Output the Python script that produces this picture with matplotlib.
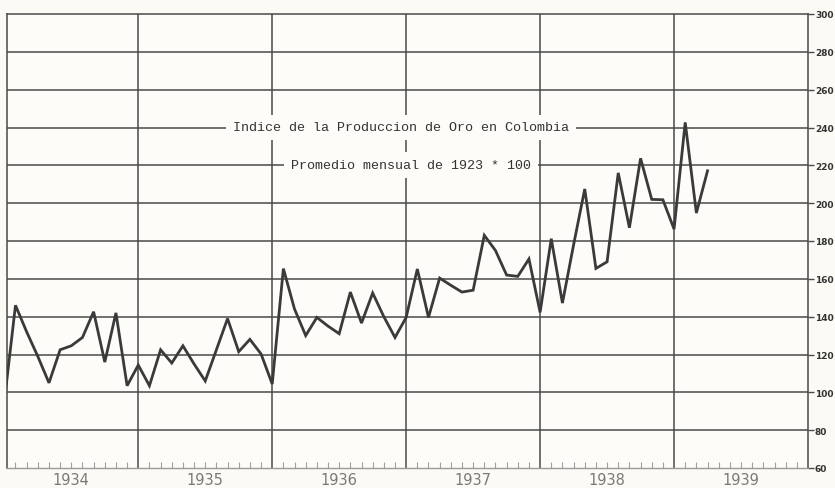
import matplotlib
matplotlib.use("Agg")
import matplotlib.pyplot as plt
import numpy as np

# Monthly index values (1923 monthly average = 100)
years = [1934, 1935, 1936, 1937, 1938, 1939]
v1934 = [95, 146, 132, 119, 105, 122.5, 124.6, 129, 142.6, 116, 142, 103.5]
v1935 = [114.4, 103.5, 122.5, 115.5, 124.6, 115, 106, 122.5, 139, 121.5, 128, 120.3]
v1936 = [104.4, 165.4, 144, 130, 139.6, 135, 131, 153, 136.6, 152.5, 140, 129]
v1937 = [139.6, 165.2, 139.6, 160.4, 156.6, 153, 154, 183, 175, 162, 161.3, 170.5]
v1938 = [142.3, 181.2, 147.2, 178, 207.5, 165.5, 169, 216, 187, 223.7, 202, 201.8]
v1939 = [186.3, 242.7, 194.8, 217.1]
y_ticks = [60, 80, 100, 120, 140, 160, 180, 200, 220, 240, 260, 280, 300]
year_labels = ["1934", "1935", "1936", "1937", "1938", "1939"]
title1 = "Indice de la Produccion de Oro en Colombia"
title2 = "Promedio mensual de 1923 * 100"

series = [v1934, v1935, v1936, v1937, v1938, v1939]
xs, ys = [], []
for yr, vals in zip(years, series):
    for m, v in enumerate(vals):
        xs.append(yr + m / 12.0)
        ys.append(v)

W, H = 835, 489
fig = plt.figure(figsize=(W / 100, H / 100), dpi=100, facecolor="#fbfaf4")
L, R, T, B = 7, 808, 15, 469
ax = fig.add_axes([L / W, 1 - B / H, (R - L) / W, (B - T) / H])
ax.set_facecolor("#fdfcf8")
ax.set_xlim(1934.02, 1940.0)
ax.set_ylim(60, 300)

grid_c = "#4a4a4a"
for yv in y_ticks[1:-1]:
    ax.axhline(yv, color=grid_c, lw=1.1, zorder=1)
for yr in years[1:]:
    ax.axvline(yr, color=grid_c, lw=1.1, zorder=1)

ax.plot(xs, ys, color="#3a3a3a", lw=2.0, zorder=3, solid_joinstyle="miter")

for s in ["left", "right", "top"]:
    ax.spines[s].set_color(grid_c)
    ax.spines[s].set_linewidth(1.1)
ax.spines["bottom"].set_color("#9a9a9a")
ax.spines["bottom"].set_linewidth(1.0)

# right y ticks
ax.yaxis.tick_right()
ax.set_yticks(y_ticks)
ax.set_yticklabels([str(t) for t in y_ticks], fontsize=6.5, fontweight="bold",
                   color="#333333", family="DejaVu Sans")
ax.tick_params(axis="y", direction="out", length=4, width=1.0, color=grid_c, pad=1)

# month ticks on bottom
months = [yr + m / 12.0 for yr in range(1934, 1940) for m in range(1, 12)]
ax.set_xticks(months, minor=True)
ax.set_xticks([])
ax.tick_params(axis="x", which="minor", direction="in", length=4, width=0.8,
               color="#a0a0a0")

for yr, lab in zip(years, year_labels):
    ax.text(yr + 0.5, -0.008, lab, transform=ax.get_xaxis_transform(),
            ha="center", va="top", fontsize=10.5, color="#7a7a7a",
            family="DejaVu Sans")

box = dict(facecolor="#fdfcf8", edgecolor="none", pad=5)
ax.text(1934.02 + (401 - L) / (R - L) * 5.98, 240, title1, ha="center", va="center",
        fontsize=9.6, family="Liberation Mono", color="#333333", bbox=box, zorder=4)
ax.text(1934.02 + (411 - L) / (R - L) * 5.98, 220, title2, ha="center", va="center",
        fontsize=9.6, family="Liberation Mono", color="#333333", bbox=box, zorder=4)

fig.savefig("out.png", dpi=100, facecolor=fig.get_facecolor())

-*-

Leave out any pictures, please, and quote only the lines from the top of the data through the line that contains "width=1.0, color=grid_c, pad=1)".

_Result for this exercise_
Output the Python script that produces this picture with matplotlib.
import matplotlib
matplotlib.use("Agg")
import matplotlib.pyplot as plt
import numpy as np

# Monthly index values (1923 monthly average = 100)
years = [1934, 1935, 1936, 1937, 1938, 1939]
v1934 = [95, 146, 132, 119, 105, 122.5, 124.6, 129, 142.6, 116, 142, 103.5]
v1935 = [114.4, 103.5, 122.5, 115.5, 124.6, 115, 106, 122.5, 139, 121.5, 128, 120.3]
v1936 = [104.4, 165.4, 144, 130, 139.6, 135, 131, 153, 136.6, 152.5, 140, 129]
v1937 = [139.6, 165.2, 139.6, 160.4, 156.6, 153, 154, 183, 175, 162, 161.3, 170.5]
v1938 = [142.3, 181.2, 147.2, 178, 207.5, 165.5, 169, 216, 187, 223.7, 202, 201.8]
v1939 = [186.3, 242.7, 194.8, 217.1]
y_ticks = [60, 80, 100, 120, 140, 160, 180, 200, 220, 240, 260, 280, 300]
year_labels = ["1934", "1935", "1936", "1937", "1938", "1939"]
title1 = "Indice de la Produccion de Oro en Colombia"
title2 = "Promedio mensual de 1923 * 100"

series = [v1934, v1935, v1936, v1937, v1938, v1939]
xs, ys = [], []
for yr, vals in zip(years, series):
    for m, v in enumerate(vals):
        xs.append(yr + m / 12.0)
        ys.append(v)

W, H = 835, 489
fig = plt.figure(figsize=(W / 100, H / 100), dpi=100, facecolor="#fbfaf4")
L, R, T, B = 7, 808, 15, 469
ax = fig.add_axes([L / W, 1 - B / H, (R - L) / W, (B - T) / H])
ax.set_facecolor("#fdfcf8")
ax.set_xlim(1934.02, 1940.0)
ax.set_ylim(60, 300)

grid_c = "#4a4a4a"
for yv in y_ticks[1:-1]:
    ax.axhline(yv, color=grid_c, lw=1.1, zorder=1)
for yr in years[1:]:
    ax.axvline(yr, color=grid_c, lw=1.1, zorder=1)

ax.plot(xs, ys, color="#3a3a3a", lw=2.0, zorder=3, solid_joinstyle="miter")

for s in ["left", "right", "top"]:
    ax.spines[s].set_color(grid_c)
    ax.spines[s].set_linewidth(1.1)
ax.spines["bottom"].set_color("#9a9a9a")
ax.spines["bottom"].set_linewidth(1.0)

# right y ticks
ax.yaxis.tick_right()
ax.set_yticks(y_ticks)
ax.set_yticklabels([str(t) for t in y_ticks], fontsize=6.5, fontweight="bold",
                   color="#333333", family="DejaVu Sans")
ax.tick_params(axis="y", direction="out", length=4, width=1.0, color=grid_c, pad=1)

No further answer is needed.